The film also stars Aldis Hodge, Storm Reid and Harriet Dyer. Critics have praised “The Invisible Man,” leading to a 92% score on Rotten Tomatoes, a particularly strong reception for a horror film.

The performance of “The Invisible Man” highlights the popularity of Moss, best known for her roles on “Mad Men” and “The Handmaid’s Tale.” She won an Emmy and a Golden Globe for her portrayal of June Osborne in “The Handmaid’s Tale.”

“The Invisible Man” is the latest success to emerge from Blumhouse’s low-cost model, which has delivered multiple successful titles in the horror-thriller space, including “Get Out,” “Halloween,” “Split,” “Glass” and the “Paranormal Activity” franchise.

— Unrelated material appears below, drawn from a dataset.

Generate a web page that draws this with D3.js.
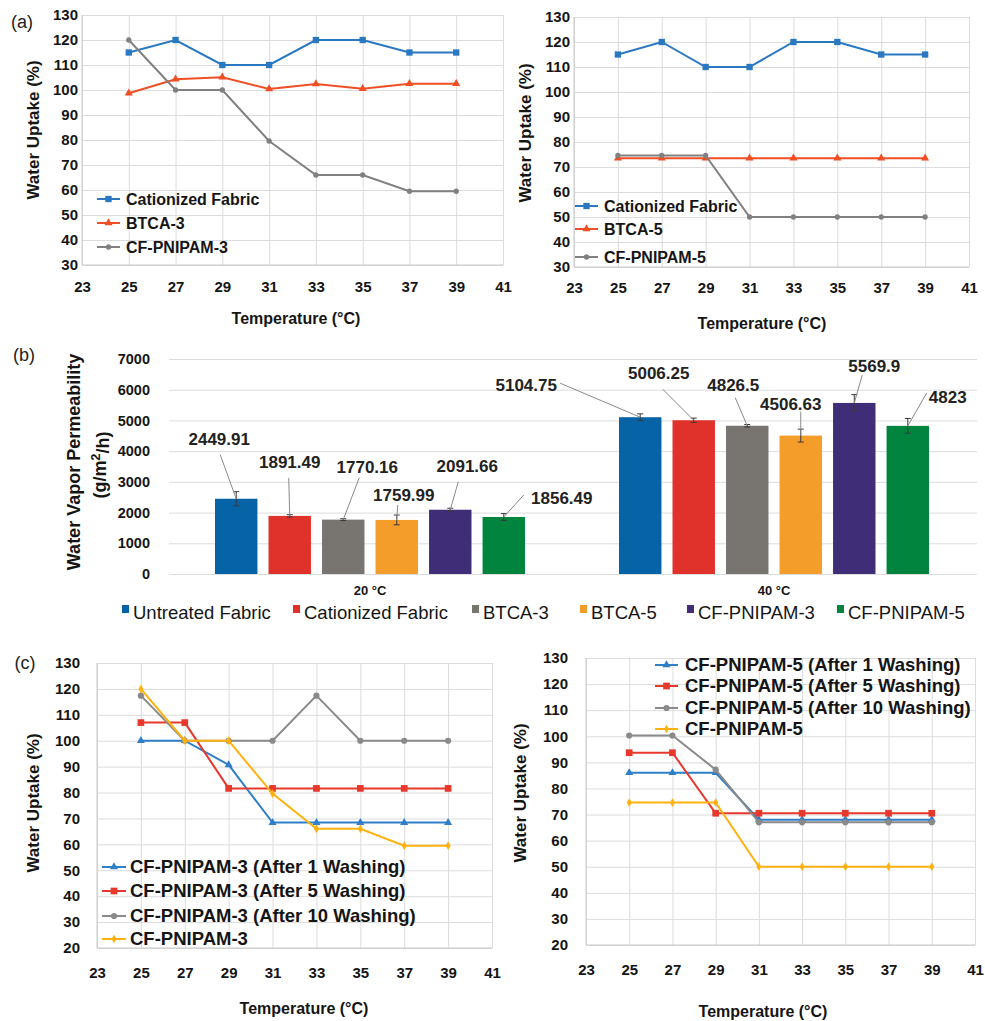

Three titles were in a battle for fourth place in the $4 million range — Sony Pictures TV/Funimation’s launch of anime movie “My Hero Academia: Heroes Rising” at 1,260 locations; Sony’s seventh weekend of “Bad Boys for Life” at 2,708 sites; and Warner Bros.’ fourth frame of “Birds of Prey.”

“Bad Boys for Life,” which has kept the overall box office healthy in 2020, will wind up the weekend with a $197 million North American total.